La carta del capitán de navío (retirado) Jorge Tróccoli es, sin duda, una contribución en la búsqueda de la verdad pendiente. Permite llegar, por lo pronto, a su propio nombre, que no figuraba en las listas de torturadores identificados. No surgió porque sí; es respuesta a una alusión -incluso anónima- y seguramente por alguna razón debieron pasar veinte años para que su autor se animara a escribirla. Impresiona, como dice el doctor Alberto Volonté, que alguien pueda asumir que torturó y no manifestar arrepentimiento alguno; pero ése es, en definitiva, un problema de Tróccoli.
El arrepentimiento que la sociedad uruguaya necesita para empezar a recorrer el camino de la reconciliación no es personal sino institucional: es una autocrítica de las Fuerzas Armadas sobre su actuación durante la dictadura y un compromiso de que en adelante se atendrán a los Convenios de Ginebra y sus protocolos adicionales, que también rigen para los conflictos internos.
Esos documentos evitan disquisiciones como las que ayer hacía el teniente general Hugo Medina y hoy repite el vicealmirante Raúl Risso, de que, en determinadas circunstancias es lícito aplicar ciertos rigores y apremios en los interrogatorios. En aquellos documentos, que Uruguay ratificó y está obligado a cumplir, se prohíben lisa y llanamente los delitos de lesa humanidad que aquí se cometieron y que todavía pretenden justificar muchos de los jefes militares que actúan en democracia y que entonces ya ocupaban puestos de responsabilidad.

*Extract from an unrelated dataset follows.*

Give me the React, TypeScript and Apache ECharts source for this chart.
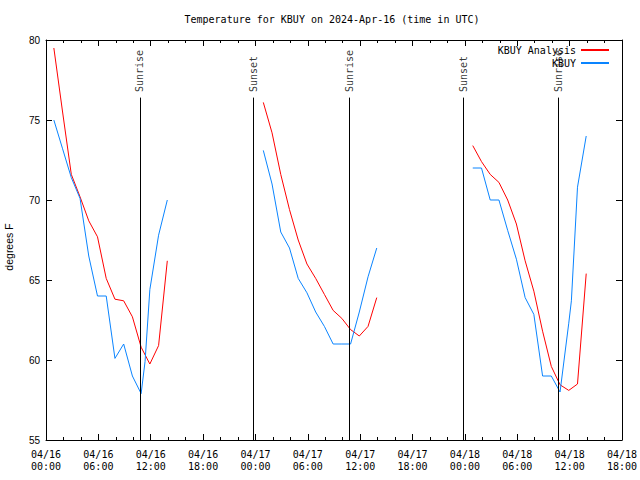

Lo que todavía hace falta en Uruguay es, para decirlo con las palabras del jefe del Estado Mayor del Ejército argentino, un compromiso de que sus mandos nunca más volverán a impartir órdenes inmorales, ni sus integrantes a cumplir órdenes inmorales, ni -para cumplir un fin que crean justo-, emplear medios injustos o inmorales (véase BRECHA, 28-IV-95, página 31).
Hay un punto de la carta de Tróccoli sobre el cual vale la pena detenerse. Los desaparecidos, dice él, están muertos. Se equivoca: no todos lo están. También hubo niños desaparecidos, y ésos -que hoy tienen 18, 20 o 22 años- sólo están civilmente muertos, reencarnados en otra persona y en otra cédula de identidad, porque fueron robados cuando eran recién nacidos y vendidos o cedidos a personas que los inscribieron como hijos propios.
Pero Tróccoli se equivoca también con los desaparecidos adultos. Ellos sí están muertos, pero es correcto llamarlos "desaparecidos". Porque son muertos sin sepultura conocida, cuyos hijos, padres, cónyuges y hermanos no tienen un lugar dónde ir a llorarlos. Porque son muertos a los que, en vida, se les robó parte de su historia; nadie, salvo sus asesinos, la conocen. Porque son, en definitiva, muertos cuya muerte todavía nadie ha tenido el coraje de asumir.
El vigésimo aniversario de los asesinatos de Zelmar Michelini y Héctor Gutiérrez Ruiz ha colocado nuevamente la cuestión de los derechos humanos durante la dictadura en el primer plano del interés público. Pero el problema de la búsqueda de la verdad, de la exigencia de la autocrítica y del compromiso de las Fuerzas Armadas volverá a instalarse una y otra vez mientras no se resuelva definitivamente, más allá de las resistencias de algunos y las reticencias de otros. El presidente de la República que, antes de serlo, tuvo un activo papel en las negociaciones del Club Naval y que durante su primer gobierno fue uno de los artífices de la ley de caducidad, sabe muy bien que las reconciliaciones no se decretan. La sociedad uruguaya -este resurgimiento de la preocupación por las cuentas pendientes de la dictadura lo confirma- todavía no ha dado el primer paso recomendado por el teniente general Balza "para dejar atrás el pasado, para ayudar a construir (el país) del futuro, madurado en el dolor, que pueda llegar algún día al abrazo fraterno. Si no logramos elaborar el duelo y cerrar las heridas no tendremos futuro. No debemos negar más el horror vivido y así poder pensar en nuestra vida como sociedad hacia adelante, superando la pena y el sufrimiento".